Le narrateur, qui est aussi un modeste policier, remonte le temps à propos de cette « affaire » bien mystérieuse dont il tente de dénouer les fils bien qu'elle soit close. Il croise les âmes grises de ses habitants qui veulent oublier.et nous raconte aussi une autre mort mystérieuse, celle de cette jolie institutrice venue au cœur du conflit enseigner dans cette petite ville. Il nous parle de sa pauvre vie à lui, celle d'un planqué dispensé de guerre mais qui pleure sa femme. Il se classe volontiers dans le camp des salaud, les « justes » sont ceux qui sont au front et qui se battent pour leur Patrie. Il n'est pas l'un d'eux, et pas seulement à cause de cette guerre qu'il n'a pas faite.

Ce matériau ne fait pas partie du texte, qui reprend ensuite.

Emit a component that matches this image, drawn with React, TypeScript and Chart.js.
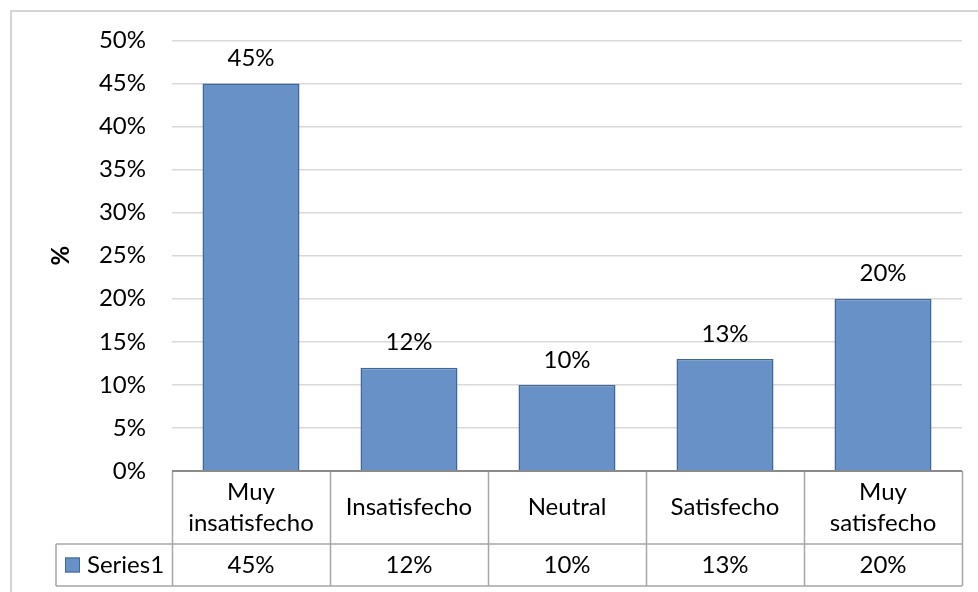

Après la mort du Procureur, torturé par le mystère de l'assassinat de « Belle de Jour » autant que par la justice qui n'a pas été correctement rendue, il choisit de narrer pour lui-même les faits, noircissant des cahiers qui lui font peut-être mieux accepter les choses et son âme à lui, tout aussi grise que celle des autres, tout en notant « C'est douloureux d'écrire, je m'en rends compte depuis des mois que je m'y suis mis. Ça fait mal à la main, et à l'âme ». Pourtant, il est admis que l'écriture est libératrice mais l'épilogue montre que dans son cas, il ne peut rien en être.

Tout au long de ce roman qui n'est pas un « policier » à proprement parlé, j'ai été séduit autant pas l'écriture fluide et agréable à lire de son auteur autant que par le suspens savamment entretenu jusqu'à la fin.